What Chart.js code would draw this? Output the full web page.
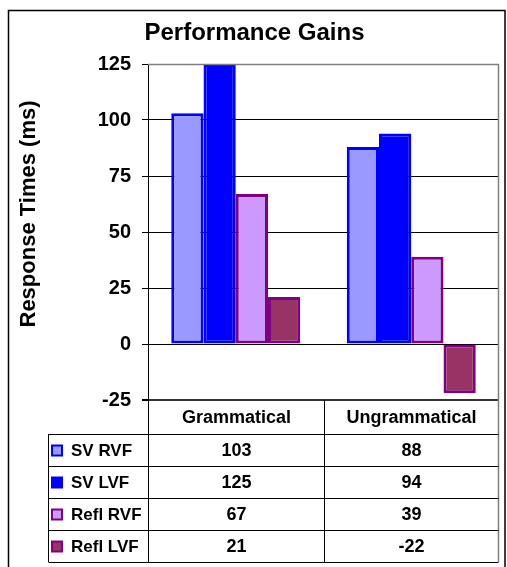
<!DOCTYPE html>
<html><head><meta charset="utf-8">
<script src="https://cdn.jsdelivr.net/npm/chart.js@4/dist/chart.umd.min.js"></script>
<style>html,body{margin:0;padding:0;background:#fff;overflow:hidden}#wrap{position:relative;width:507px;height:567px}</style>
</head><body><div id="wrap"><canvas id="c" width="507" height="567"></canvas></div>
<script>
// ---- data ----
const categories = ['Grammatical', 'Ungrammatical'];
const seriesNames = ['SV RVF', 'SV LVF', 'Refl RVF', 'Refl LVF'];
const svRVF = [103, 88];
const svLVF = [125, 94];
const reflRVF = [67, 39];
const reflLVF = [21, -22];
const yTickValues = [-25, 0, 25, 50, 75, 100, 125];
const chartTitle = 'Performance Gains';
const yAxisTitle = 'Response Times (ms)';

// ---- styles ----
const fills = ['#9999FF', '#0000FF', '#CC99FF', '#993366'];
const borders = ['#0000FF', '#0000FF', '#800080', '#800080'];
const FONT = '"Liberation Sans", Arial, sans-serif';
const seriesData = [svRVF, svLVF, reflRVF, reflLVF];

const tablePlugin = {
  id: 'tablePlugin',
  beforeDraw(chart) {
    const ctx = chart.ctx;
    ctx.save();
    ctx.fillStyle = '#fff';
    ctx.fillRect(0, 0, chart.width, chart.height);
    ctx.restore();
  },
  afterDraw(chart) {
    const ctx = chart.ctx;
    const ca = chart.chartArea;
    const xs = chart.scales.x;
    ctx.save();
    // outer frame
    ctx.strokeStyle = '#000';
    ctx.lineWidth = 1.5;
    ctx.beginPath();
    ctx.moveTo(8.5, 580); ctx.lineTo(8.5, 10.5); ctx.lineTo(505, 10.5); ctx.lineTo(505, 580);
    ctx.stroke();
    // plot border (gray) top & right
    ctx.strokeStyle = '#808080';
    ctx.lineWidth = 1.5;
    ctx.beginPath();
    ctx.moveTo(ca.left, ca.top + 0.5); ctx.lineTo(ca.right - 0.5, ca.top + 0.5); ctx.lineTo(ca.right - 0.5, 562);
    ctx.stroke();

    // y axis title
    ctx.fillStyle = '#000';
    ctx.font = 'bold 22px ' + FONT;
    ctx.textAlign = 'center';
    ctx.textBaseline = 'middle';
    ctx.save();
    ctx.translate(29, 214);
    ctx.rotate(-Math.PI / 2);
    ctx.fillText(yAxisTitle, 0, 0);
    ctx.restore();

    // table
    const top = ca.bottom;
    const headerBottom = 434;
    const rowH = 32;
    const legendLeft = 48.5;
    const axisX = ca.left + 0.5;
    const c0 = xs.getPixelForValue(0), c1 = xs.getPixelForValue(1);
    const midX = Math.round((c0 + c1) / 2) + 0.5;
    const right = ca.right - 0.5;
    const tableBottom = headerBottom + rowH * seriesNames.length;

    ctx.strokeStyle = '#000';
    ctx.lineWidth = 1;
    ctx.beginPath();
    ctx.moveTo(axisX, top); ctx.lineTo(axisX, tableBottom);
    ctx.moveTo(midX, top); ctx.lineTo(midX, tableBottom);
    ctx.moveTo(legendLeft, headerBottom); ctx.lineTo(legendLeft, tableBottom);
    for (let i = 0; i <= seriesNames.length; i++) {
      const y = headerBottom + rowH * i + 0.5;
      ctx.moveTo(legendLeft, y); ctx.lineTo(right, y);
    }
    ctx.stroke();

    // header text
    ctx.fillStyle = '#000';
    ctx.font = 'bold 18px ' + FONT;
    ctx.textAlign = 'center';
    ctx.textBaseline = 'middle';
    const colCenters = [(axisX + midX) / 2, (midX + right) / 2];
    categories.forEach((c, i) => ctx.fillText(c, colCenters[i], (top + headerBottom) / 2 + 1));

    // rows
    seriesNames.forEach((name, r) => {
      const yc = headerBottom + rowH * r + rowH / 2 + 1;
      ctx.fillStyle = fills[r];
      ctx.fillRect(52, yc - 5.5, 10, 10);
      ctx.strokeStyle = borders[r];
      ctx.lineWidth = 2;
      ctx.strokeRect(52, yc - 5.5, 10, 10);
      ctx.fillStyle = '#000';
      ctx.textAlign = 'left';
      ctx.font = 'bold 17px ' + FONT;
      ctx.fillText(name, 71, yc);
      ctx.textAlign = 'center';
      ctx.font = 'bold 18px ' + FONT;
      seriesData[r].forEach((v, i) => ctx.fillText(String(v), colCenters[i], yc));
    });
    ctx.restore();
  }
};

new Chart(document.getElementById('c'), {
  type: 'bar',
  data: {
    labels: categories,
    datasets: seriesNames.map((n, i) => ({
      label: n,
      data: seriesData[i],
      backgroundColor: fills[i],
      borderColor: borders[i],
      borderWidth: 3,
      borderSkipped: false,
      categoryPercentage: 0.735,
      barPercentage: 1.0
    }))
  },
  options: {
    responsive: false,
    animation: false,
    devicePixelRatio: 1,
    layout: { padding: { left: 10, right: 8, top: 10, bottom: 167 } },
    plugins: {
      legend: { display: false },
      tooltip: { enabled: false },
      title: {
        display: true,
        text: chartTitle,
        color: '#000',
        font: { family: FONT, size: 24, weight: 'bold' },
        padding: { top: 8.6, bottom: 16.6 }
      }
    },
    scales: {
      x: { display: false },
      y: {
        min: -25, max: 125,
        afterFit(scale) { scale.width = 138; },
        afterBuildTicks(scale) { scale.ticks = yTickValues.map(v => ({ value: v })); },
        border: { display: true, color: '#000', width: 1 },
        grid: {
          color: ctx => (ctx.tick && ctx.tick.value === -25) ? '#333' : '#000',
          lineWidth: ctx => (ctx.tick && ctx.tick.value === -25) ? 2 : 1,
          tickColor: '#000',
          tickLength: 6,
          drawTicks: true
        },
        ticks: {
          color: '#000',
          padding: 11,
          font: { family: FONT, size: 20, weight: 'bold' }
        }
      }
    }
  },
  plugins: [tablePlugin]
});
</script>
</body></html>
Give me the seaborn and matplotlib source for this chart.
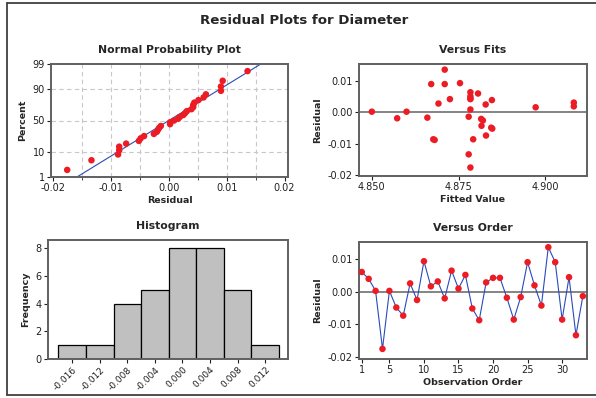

* * *

• [Work to do]:
Do not copy the pictures, but repeat every line exactly.

• [Problem solution]:
What Chart.js code would draw this? Output the full web page.
<!DOCTYPE html>
<html><head><meta charset="utf-8">
<script src="https://cdn.jsdelivr.net/npm/chart.js@4/dist/chart.umd.min.js"></script>
<style>html,body{margin:0;padding:0;background:#fff;overflow:hidden}#wrap{position:relative;width:507px;height:567px}</style>
</head><body><div id="wrap"><canvas id="c" width="507" height="567"></canvas></div>
<script>
// ---- data ----
const categories = ['Grammatical', 'Ungrammatical'];
const seriesNames = ['SV RVF', 'SV LVF', 'Refl RVF', 'Refl LVF'];
const svRVF = [103, 88];
const svLVF = [125, 94];
const reflRVF = [67, 39];
const reflLVF = [21, -22];
const yTickValues = [-25, 0, 25, 50, 75, 100, 125];
const chartTitle = 'Performance Gains';
const yAxisTitle = 'Response Times (ms)';

// ---- styles ----
const fills = ['#9999FF', '#0000FF', '#CC99FF', '#993366'];
const borders = ['#0000FF', '#0000FF', '#800080', '#800080'];
const FONT = '"Liberation Sans", Arial, sans-serif';
const seriesData = [svRVF, svLVF, reflRVF, reflLVF];

const tablePlugin = {
  id: 'tablePlugin',
  beforeDraw(chart) {
    const ctx = chart.ctx;
    ctx.save();
    ctx.fillStyle = '#fff';
    ctx.fillRect(0, 0, chart.width, chart.height);
    ctx.restore();
  },
  afterDraw(chart) {
    const ctx = chart.ctx;
    const ca = chart.chartArea;
    const xs = chart.scales.x;
    ctx.save();
    // outer frame
    ctx.strokeStyle = '#000';
    ctx.lineWidth = 1.5;
    ctx.beginPath();
    ctx.moveTo(8.5, 580); ctx.lineTo(8.5, 10.5); ctx.lineTo(505, 10.5); ctx.lineTo(505, 580);
    ctx.stroke();
    // plot border (gray) top & right
    ctx.strokeStyle = '#808080';
    ctx.lineWidth = 1.5;
    ctx.beginPath();
    ctx.moveTo(ca.left, ca.top + 0.5); ctx.lineTo(ca.right - 0.5, ca.top + 0.5); ctx.lineTo(ca.right - 0.5, 562);
    ctx.stroke();

    // y axis title
    ctx.fillStyle = '#000';
    ctx.font = 'bold 22px ' + FONT;
    ctx.textAlign = 'center';
    ctx.textBaseline = 'middle';
    ctx.save();
    ctx.translate(29, 214);
    ctx.rotate(-Math.PI / 2);
    ctx.fillText(yAxisTitle, 0, 0);
    ctx.restore();

    // table
    const top = ca.bottom;
    const headerBottom = 434;
    const rowH = 32;
    const legendLeft = 48.5;
    const axisX = ca.left + 0.5;
    const c0 = xs.getPixelForValue(0), c1 = xs.getPixelForValue(1);
    const midX = Math.round((c0 + c1) / 2) + 0.5;
    const right = ca.right - 0.5;
    const tableBottom = headerBottom + rowH * seriesNames.length;

    ctx.strokeStyle = '#000';
    ctx.lineWidth = 1;
    ctx.beginPath();
    ctx.moveTo(axisX, top); ctx.lineTo(axisX, tableBottom);
    ctx.moveTo(midX, top); ctx.lineTo(midX, tableBottom);
    ctx.moveTo(legendLeft, headerBottom); ctx.lineTo(legendLeft, tableBottom);
    for (let i = 0; i <= seriesNames.length; i++) {
      const y = headerBottom + rowH * i + 0.5;
      ctx.moveTo(legendLeft, y); ctx.lineTo(right, y);
    }
    ctx.stroke();

    // header text
    ctx.fillStyle = '#000';
    ctx.font = 'bold 18px ' + FONT;
    ctx.textAlign = 'center';
    ctx.textBaseline = 'middle';
    const colCenters = [(axisX + midX) / 2, (midX + right) / 2];
    categories.forEach((c, i) => ctx.fillText(c, colCenters[i], (top + headerBottom) / 2 + 1));

    // rows
    seriesNames.forEach((name, r) => {
      const yc = headerBottom + rowH * r + rowH / 2 + 1;
      ctx.fillStyle = fills[r];
      ctx.fillRect(52, yc - 5.5, 10, 10);
      ctx.strokeStyle = borders[r];
      ctx.lineWidth = 2;
      ctx.strokeRect(52, yc - 5.5, 10, 10);
      ctx.fillStyle = '#000';
      ctx.textAlign = 'left';
      ctx.font = 'bold 17px ' + FONT;
      ctx.fillText(name, 71, yc);
      ctx.textAlign = 'center';
      ctx.font = 'bold 18px ' + FONT;
      seriesData[r].forEach((v, i) => ctx.fillText(String(v), colCenters[i], yc));
    });
    ctx.restore();
  }
};

new Chart(document.getElementById('c'), {
  type: 'bar',
  data: {
    labels: categories,
    datasets: seriesNames.map((n, i) => ({
      label: n,
      data: seriesData[i],
      backgroundColor: fills[i],
      borderColor: borders[i],
      borderWidth: 3,
      borderSkipped: false,
      categoryPercentage: 0.735,
      barPercentage: 1.0
    }))
  },
  options: {
    responsive: false,
    animation: false,
    devicePixelRatio: 1,
    layout: { padding: { left: 10, right: 8, top: 10, bottom: 167 } },
    plugins: {
      legend: { display: false },
      tooltip: { enabled: false },
      title: {
        display: true,
        text: chartTitle,
        color: '#000',
        font: { family: FONT, size: 24, weight: 'bold' },
        padding: { top: 8.6, bottom: 16.6 }
      }
    },
    scales: {
      x: { display: false },
      y: {
        min: -25, max: 125,
        afterFit(scale) { scale.width = 138; },
        afterBuildTicks(scale) { scale.ticks = yTickValues.map(v => ({ value: v })); },
        border: { display: true, color: '#000', width: 1 },
        grid: {
          color: ctx => (ctx.tick && ctx.tick.value === -25) ? '#333' : '#000',
          lineWidth: ctx => (ctx.tick && ctx.tick.value === -25) ? 2 : 1,
          tickColor: '#000',
          tickLength: 6,
          drawTicks: true
        },
        ticks: {
          color: '#000',
          padding: 11,
          font: { family: FONT, size: 20, weight: 'bold' }
        }
      }
    }
  },
  plugins: [tablePlugin]
});
</script>
</body></html>
Give me the seaborn and matplotlib source for this chart.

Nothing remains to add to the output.